[Data extract]
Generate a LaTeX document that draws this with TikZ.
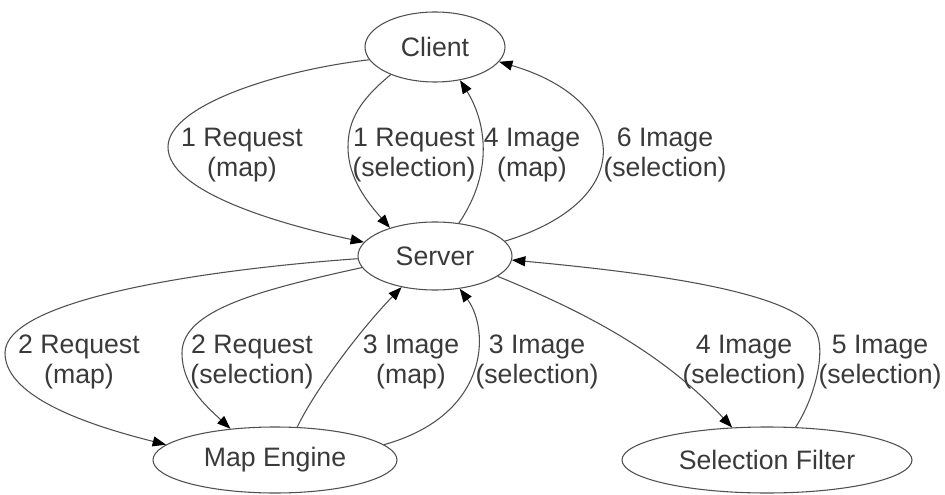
\documentclass[tikz,border=0pt]{standalone}
\usepackage{fontspec}
\setmainfont{Liberation Sans}
\usetikzlibrary{shapes.geometric,arrows.meta}
\definecolor{inkline}{HTML}{505050}
\definecolor{inktext}{HTML}{3A3A3A}
\begin{document}
\begin{tikzpicture}[x=0.75pt,y=-0.75pt,
  every node/.style={font=\fontsize{20}{23}\selectfont, text=inktext},
  state/.style={ellipse, draw=inkline, line width=0.8pt, inner sep=0pt},
  lbl/.style={align=center, inner sep=0pt},
  flow/.style={draw=inkline, line width=0.8pt,
    -{Triangle[length=10pt,width=7.5pt,color=black]}}]
  \fill[white] (0,0) rectangle (945,495);
  \useasboundingbox (0,0) rectangle (945,495);

  % processes
  \node[state, minimum width=105pt, minimum height=52.5pt] (C) at (435,47) {Client};
  \node[state, minimum width=115.5pt, minimum height=51pt] (S) at (435,256) {Server};
  \node[state, minimum width=183pt, minimum height=49.5pt] (M) at (275,460) {Map Engine};
  \node[state, minimum width=217.5pt, minimum height=49.5pt] (F) at (767,460) {Selection Filter};

  % client <-> server
  \draw[flow] (C.191) .. controls (280,70) and (168,105) .. (168,147)
                      .. controls (168,190) and (270,222) .. (S.169);
  \draw[flow] (C.212) .. controls (360,100) and (348,120) .. (348,147)
                      .. controls (348,180) and (370,205) .. (S.148);
  \draw[flow] (S.54) .. controls (495,170) and (485,120) .. (C.307);
  \draw[flow] (S.12) .. controls (640,200) and (630,100) .. (C.347);

  % server <-> map engine
  \draw[flow] (S.182) .. controls (200,270) and (5,300) .. (5,353)
                      .. controls (5,400) and (100,428) .. (M.172);
  \draw[flow] (S.189) .. controls (260,290) and (182,310) .. (182,353)
                      .. controls (182,385) and (205,405) .. (M.145);
  \draw[flow] (M.56) .. controls (315,390) and (360,330) .. (S.223);
  \draw[flow] (M.8) .. controls (490,415) and (490,330) .. (S.307);

  % server <-> selection filter
  \draw[flow] (S.342) .. controls (580,310) and (660,350) .. (F.137);
  \draw[flow] (F.49) .. controls (815,398) and (827,349) .. (815,330)
                     .. controls (790,290) and (640,272) .. (S.357);

  % message labels
  \node[lbl] (l1) at (242,155) {1 Request\\(map)};
  \node[lbl] (l2) at (414,155) {1 Request\\(selection)};
  \node[lbl] (l3) at (532,155) {4 Image\\(map)};
  \node[lbl] (l4) at (665,155) {6 Image\\(selection)};
  \node[lbl] (l5) at (79,362) {2 Request\\(map)};
  \node[lbl] (l6) at (252,362) {2 Request\\(selection)};
  \node[lbl] (l7) at (411,362) {3 Image\\(map)};
  \node[lbl] (l8) at (537,362) {3 Image\\(selection)};
  \node[lbl] (l9) at (744,362) {4 Image\\(selection)};
  \node[lbl] (l10) at (880,362) {5 Image\\(selection)};
\end{tikzpicture}
\end{document}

[Stated goal] Images should not appear in the copy; retype the listing above exactly.

[Response for this exercise]
Generate a LaTeX document that draws this with TikZ.
\documentclass[tikz,border=0pt]{standalone}
\usepackage{fontspec}
\setmainfont{Liberation Sans}
\usetikzlibrary{shapes.geometric,arrows.meta}
\definecolor{inkline}{HTML}{505050}
\definecolor{inktext}{HTML}{3A3A3A}
\begin{document}
\begin{tikzpicture}[x=0.75pt,y=-0.75pt,
  every node/.style={font=\fontsize{20}{23}\selectfont, text=inktext},
  state/.style={ellipse, draw=inkline, line width=0.8pt, inner sep=0pt},
  lbl/.style={align=center, inner sep=0pt},
  flow/.style={draw=inkline, line width=0.8pt,
    -{Triangle[length=10pt,width=7.5pt,color=black]}}]
  \fill[white] (0,0) rectangle (945,495);
  \useasboundingbox (0,0) rectangle (945,495);

  % processes
  \node[state, minimum width=105pt, minimum height=52.5pt] (C) at (435,47) {Client};
  \node[state, minimum width=115.5pt, minimum height=51pt] (S) at (435,256) {Server};
  \node[state, minimum width=183pt, minimum height=49.5pt] (M) at (275,460) {Map Engine};
  \node[state, minimum width=217.5pt, minimum height=49.5pt] (F) at (767,460) {Selection Filter};

  % client <-> server
  \draw[flow] (C.191) .. controls (280,70) and (168,105) .. (168,147)
                      .. controls (168,190) and (270,222) .. (S.169);
  \draw[flow] (C.212) .. controls (360,100) and (348,120) .. (348,147)
                      .. controls (348,180) and (370,205) .. (S.148);
  \draw[flow] (S.54) .. controls (495,170) and (485,120) .. (C.307);
  \draw[flow] (S.12) .. controls (640,200) and (630,100) .. (C.347);

  % server <-> map engine
  \draw[flow] (S.182) .. controls (200,270) and (5,300) .. (5,353)
                      .. controls (5,400) and (100,428) .. (M.172);
  \draw[flow] (S.189) .. controls (260,290) and (182,310) .. (182,353)
                      .. controls (182,385) and (205,405) .. (M.145);
  \draw[flow] (M.56) .. controls (315,390) and (360,330) .. (S.223);
  \draw[flow] (M.8) .. controls (490,415) and (490,330) .. (S.307);

  % server <-> selection filter
  \draw[flow] (S.342) .. controls (580,310) and (660,350) .. (F.137);
  \draw[flow] (F.49) .. controls (815,398) and (827,349) .. (815,330)
                     .. controls (790,290) and (640,272) .. (S.357);

  % message labels
  \node[lbl] (l1) at (242,155) {1 Request\\(map)};
  \node[lbl] (l2) at (414,155) {1 Request\\(selection)};
  \node[lbl] (l3) at (532,155) {4 Image\\(map)};
  \node[lbl] (l4) at (665,155) {6 Image\\(selection)};
  \node[lbl] (l5) at (79,362) {2 Request\\(map)};
  \node[lbl] (l6) at (252,362) {2 Request\\(selection)};
  \node[lbl] (l7) at (411,362) {3 Image\\(map)};
  \node[lbl] (l8) at (537,362) {3 Image\\(selection)};
  \node[lbl] (l9) at (744,362) {4 Image\\(selection)};
  \node[lbl] (l10) at (880,362) {5 Image\\(selection)};
\end{tikzpicture}
\end{document}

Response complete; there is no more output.